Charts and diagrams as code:
○ ○ ○ ○

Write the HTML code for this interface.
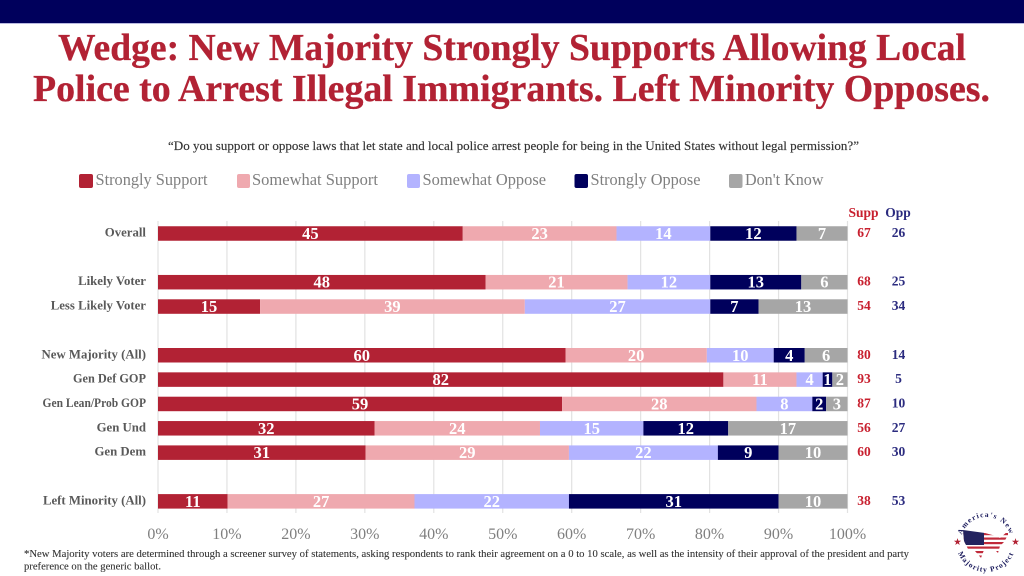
<!DOCTYPE html>
<html lang="en">
<head>
<meta charset="utf-8">
<title>Wedge: Local Police Arrest Support</title>
<style>
html,body{margin:0;padding:0;background:#fff;width:1024px;height:576px;overflow:hidden}
svg{display:block;font-family:"Liberation Serif",serif;filter:blur(0.35px)}
</style>
</head>
<body>
<svg id="chart" xmlns="http://www.w3.org/2000/svg" width="1024" height="576" viewBox="0 0 1024 576">
  <rect width="1024" height="576" fill="#fff"/>
  <rect width="1024" height="23" fill="#00005c"/>
  <rect y="23" width="1024" height="1" fill="#b9b9e0"/>

  <text x="58" y="60" textLength="908" lengthAdjust="spacingAndGlyphs" font-size="38" font-weight="700" fill="#b22234" stroke="#b22234" stroke-width="0.3">Wedge: New Majority Strongly Supports Allowing Local</text>
  <text x="33" y="101" textLength="957" lengthAdjust="spacingAndGlyphs" font-size="38" font-weight="700" fill="#b22234" stroke="#b22234" stroke-width="0.3">Police to Arrest Illegal Immigrants. Left Minority Opposes.</text>
  <text x="168" y="150" textLength="691" lengthAdjust="spacingAndGlyphs" font-size="13" fill="#333" stroke="#333" stroke-width="0.15">“Do you support or oppose laws that let state and local police arrest people for being in the United States without legal permission?”</text>

  <g font-size="16.5" fill="#7f7f7f">
    <g>
      <rect x="79" y="174" width="14" height="14" rx="2" fill="#b22234"/>
      <text x="95.500" y="185" textLength="112" lengthAdjust="spacingAndGlyphs">Strongly Support</text>
    </g>
    <g>
      <rect x="237" y="174" width="13" height="14" rx="2" fill="#efa9af"/>
      <text x="252" y="185" textLength="126" lengthAdjust="spacingAndGlyphs">Somewhat Support</text>
    </g>
    <g>
      <rect x="407" y="174" width="13" height="14" rx="2" fill="#b3b3ff"/>
      <text x="422.500" y="185" textLength="123.500" lengthAdjust="spacingAndGlyphs">Somewhat Oppose</text>
    </g>
    <g>
      <rect x="574.500" y="174" width="13.500" height="14" rx="2" fill="#00005c"/>
      <text x="590.500" y="185" textLength="110" lengthAdjust="spacingAndGlyphs">Strongly Oppose</text>
    </g>
    <g>
      <rect x="729" y="174" width="13.500" height="14" rx="2" fill="#a6a6a6"/>
      <text x="745" y="185" textLength="78.500" lengthAdjust="spacingAndGlyphs">Don't Know</text>
    </g>
  </g>

  <g id="grid"></g>
  <g id="bars"></g>
  <g id="rowLabels"></g>
  <g id="ticks"></g>
  <g id="totals"></g>

  <text x="863.500" y="217" text-anchor="middle" font-size="13.500" font-weight="700" fill="#c8202f">Supp</text>
  <text x="898" y="217" text-anchor="middle" font-size="13.500" font-weight="700" fill="#2b2b7f">Opp</text>

  <text x="24" y="557" textLength="885" lengthAdjust="spacingAndGlyphs" font-size="10.500" fill="#333" stroke="#333" stroke-width="0.1">*New Majority voters are determined through a screener survey of statements, asking respondents to rank their agreement on a 0 to 10 scale, as well as the intensity of their approval of the president and party</text>
  <text x="24" y="569.500" textLength="137" lengthAdjust="spacingAndGlyphs" font-size="10.500" fill="#333" stroke="#333" stroke-width="0.1">preference on the generic ballot.</text>

  <g>
    <defs>
      <path id="logoTop" d="M 962.500 550.500 A 25 25 0 1 1 1009.500 550.500"/>
      <path id="logoBottom" d="M 958 531.200 A 30 30 0 1 0 1014 531.200"/>
      <clipPath id="usClip">
        <path d="M963 530 L985 533 L996 536 L1000 538 L1008 531 L1008 535 L1004 542 L1000 546 L998 553 L994 549 L984 550 L981 558 L975 551 L968 549 L964 541 Z"/>
      </clipPath>
    </defs>
    <text font-size="7.500" font-weight="700" fill="#1a1a5c" letter-spacing="1.200"><textPath href="#logoTop" startOffset="50%" text-anchor="middle">America's New</textPath></text>
    <text font-size="7.500" font-weight="700" fill="#1a1a5c" letter-spacing="1.100"><textPath href="#logoBottom" startOffset="50%" text-anchor="middle">Majority Project</textPath></text>
    <text x="957.500" y="545" text-anchor="middle" font-size="9.500" fill="#b22234" font-family="'DejaVu Sans',sans-serif">★</text>
    <text x="1015.500" y="545" text-anchor="middle" font-size="9.500" fill="#b22234" font-family="'DejaVu Sans',sans-serif">★</text>
    <g clip-path="url(#usClip)">
      <rect x="960" y="528" width="50" height="32" fill="#fff"/>
      <rect x="960" y="533" width="50" height="2.200" fill="#c02a3a"/>
      <rect x="960" y="537.500" width="50" height="2.200" fill="#c02a3a"/>
      <rect x="960" y="542" width="50" height="2.200" fill="#c02a3a"/>
      <rect x="960" y="546.500" width="50" height="2.200" fill="#c02a3a"/>
      <rect x="960" y="551" width="50" height="2.200" fill="#c02a3a"/>
      <rect x="960" y="555.500" width="50" height="2.200" fill="#c02a3a"/>
      <rect x="960" y="528" width="24" height="17" fill="#23235f"/>
    </g>
  </g>
</svg>

<script>
// Chart data: one row per category; blank categories are spacer rows.
var categories = ['Overall', '', 'Likely Voter', 'Less Likely Voter', '', 'New Majority (All)', 'Gen Def GOP', 'Gen Lean/Prob GOP', 'Gen Und', 'Gen Dem', '', 'Left Minority (All)'];
var seriesNames = ['Strongly Support', 'Somewhat Support', 'Somewhat Oppose', 'Strongly Oppose', "Don't Know"];
var stronglySupport = [44.2, null, 47.5, 14.8, null, 59.1, 82.0, 58.6, 31.4, 30.1, null, 10.1];
var somewhatSupport = [22.3, null, 20.6, 38.4, null, 20.5, 10.6, 28.2, 24.0, 29.5, null, 27.1];
var somewhatOppose = [13.6, null, 12.0, 26.9, null, 9.7, 3.8, 8.1, 15.0, 21.6, null, 22.4];
var stronglyOppose = [12.5, null, 13.2, 7.0, null, 4.5, 1.4, 2.0, 12.3, 8.8, null, 30.4];
var dontKnow = [7.4, null, 6.7, 12.9, null, 6.2, 2.2, 3.1, 17.3, 10.0, null, 10.0];
var stronglySupportLabels = [45, null, 48, 15, null, 60, 82, 59, 32, 31, null, 11];
var somewhatSupportLabels = [23, null, 21, 39, null, 20, 11, 28, 24, 29, null, 27];
var somewhatOpposeLabels = [14, null, 12, 27, null, 10, 4, 8, 15, 22, null, 22];
var stronglyOpposeLabels = [12, null, 13, 7, null, 4, 1, 2, 12, 9, null, 31];
var dontKnowLabels = [7, null, 6, 13, null, 6, 2, 3, 17, 10, null, 10];
var suppTotals = [67, null, 68, 54, null, 80, 93, 87, 56, 60, null, 38];
var oppTotals = [26, null, 25, 34, null, 14, 5, 10, 27, 30, null, 53];
var tickValues = [0, 10, 20, 30, 40, 50, 60, 70, 80, 90, 100];

var seriesValues = [stronglySupport, somewhatSupport, somewhatOppose, stronglyOppose, dontKnow];
var seriesLabels = [stronglySupportLabels, somewhatSupportLabels, somewhatOpposeLabels, stronglyOpposeLabels, dontKnowLabels];
var seriesColors = ['#b22234', '#efa9af', '#b3b3ff', '#00005c', '#a6a6a6'];

var NS = 'http://www.w3.org/2000/svg';
function slug(s) { return s.toLowerCase().replace(/[^a-z0-9]+/g, '-').replace(/^-|-$/g, ''); }
function xScale(pct) { return 158 + pct * 6.895; }
function yScale(i) { return 233.5 + i * 24.35; }
function labelSqueeze(name) { return /Lean/.test(name) ? 0.9 : (/Def/.test(name) ? 0.96 : 1); }
function make(tag, parent, props, content) {
  var el = document.createElementNS(NS, tag);
  for (var k in props) el.setAttribute(k, props[k]);
  if (content !== undefined) el.textContent = content;
  parent.appendChild(el);
  return el;
}

var gridG = document.getElementById('grid');
var ticksG = document.getElementById('ticks');
var barsG = document.getElementById('bars');
var labelsG = document.getElementById('rowLabels');
var totalsG = document.getElementById('totals');

tickValues.forEach(function (t) {
  var line = make('line', gridG, { x1: xScale(t), x2: xScale(t), y1: 221, y2: 513, stroke: '#e2e2e2', 'stroke-width': 1.2 });
  
  
  var tick = make('text', ticksG, { x: xScale(t), y: 539, 'text-anchor': 'middle', 'font-size': 16, fill: '#7f7f7f' }, t + '%');
  
  
});

categories.forEach(function (cat, i) {
  if (!cat) return;
  var y = yScale(i);
  var rowName = slug(cat);

  var rowLabel = make('text', labelsG, { x: 146, y: y + 3, 'text-anchor': 'end', 'font-size': 12.8, 'font-weight': 700, fill: '#595959' }, cat);
  
  
  if (labelSqueeze(cat) !== 1) {
    rowLabel.setAttribute('textLength', rowLabel.getComputedTextLength() * labelSqueeze(cat));
    rowLabel.setAttribute('lengthAdjust', 'spacingAndGlyphs');
  }

  var cumulative = 0;
  seriesValues.forEach(function (values, s) {
    var v = values[i];
    var x0 = xScale(cumulative);
    var x1 = xScale(cumulative + v);
    cumulative += v;
    var bar = make('rect', barsG, { x: x0, y: y - 7.25, width: x1 - x0, height: 14.5, fill: seriesColors[s] });
    
    
  });

  cumulative = 0;
  seriesValues.forEach(function (values, s) {
    var v = values[i];
    var cx = xScale(cumulative + v / 2);
    cumulative += v;
    var valueLabel = make('text', barsG, { x: cx, y: y + 5.5, 'text-anchor': 'middle', 'font-size': 16.5, 'font-weight': 700, fill: '#ffffff' }, seriesLabels[s][i]);
    
    
  });

  var supp = make('text', totalsG, { x: 864, y: y + 3.5, 'text-anchor': 'middle', 'font-size': 13.5, 'font-weight': 700, fill: '#c8202f' }, suppTotals[i]);
  
  
  var opp = make('text', totalsG, { x: 898.5, y: y + 3.5, 'text-anchor': 'middle', 'font-size': 13.5, 'font-weight': 700, fill: '#2b2b7f' }, oppTotals[i]);
  
  
});
</script>
</body>
</html>
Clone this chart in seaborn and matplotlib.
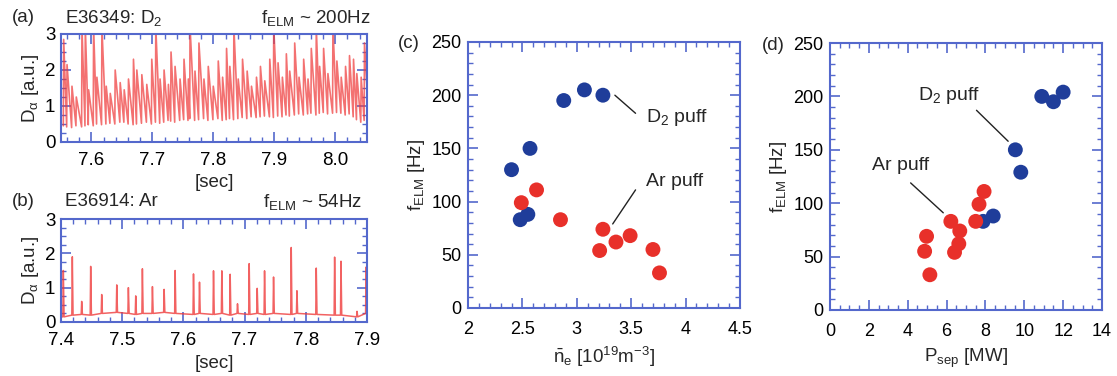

○ ○ ○ ○

STATED EXERCISE.
From the top of the listing above, repeat each line exactly until you reach the line containing "you support or", and repeat that one too. Leave the pictures out.

EXERCISE OUTPUT.
Write the HTML code for this interface.
<!DOCTYPE html>
<html lang="en">
<head>
<meta charset="utf-8">
<title>Wedge: Local Police Arrest Support</title>
<style>
html,body{margin:0;padding:0;background:#fff;width:1024px;height:576px;overflow:hidden}
svg{display:block;font-family:"Liberation Serif",serif;filter:blur(0.35px)}
</style>
</head>
<body>
<svg id="chart" xmlns="http://www.w3.org/2000/svg" width="1024" height="576" viewBox="0 0 1024 576">
  <rect width="1024" height="576" fill="#fff"/>
  <rect width="1024" height="23" fill="#00005c"/>
  <rect y="23" width="1024" height="1" fill="#b9b9e0"/>

  <text x="58" y="60" textLength="908" lengthAdjust="spacingAndGlyphs" font-size="38" font-weight="700" fill="#b22234" stroke="#b22234" stroke-width="0.3">Wedge: New Majority Strongly Supports Allowing Local</text>
  <text x="33" y="101" textLength="957" lengthAdjust="spacingAndGlyphs" font-size="38" font-weight="700" fill="#b22234" stroke="#b22234" stroke-width="0.3">Police to Arrest Illegal Immigrants. Left Minority Opposes.</text>
  <text x="168" y="150" textLength="691" lengthAdjust="spacingAndGlyphs" font-size="13" fill="#333" stroke="#333" stroke-width="0.15">“Do you support or oppose laws that let state and local police arrest people for being in the United States without legal permission?”</text>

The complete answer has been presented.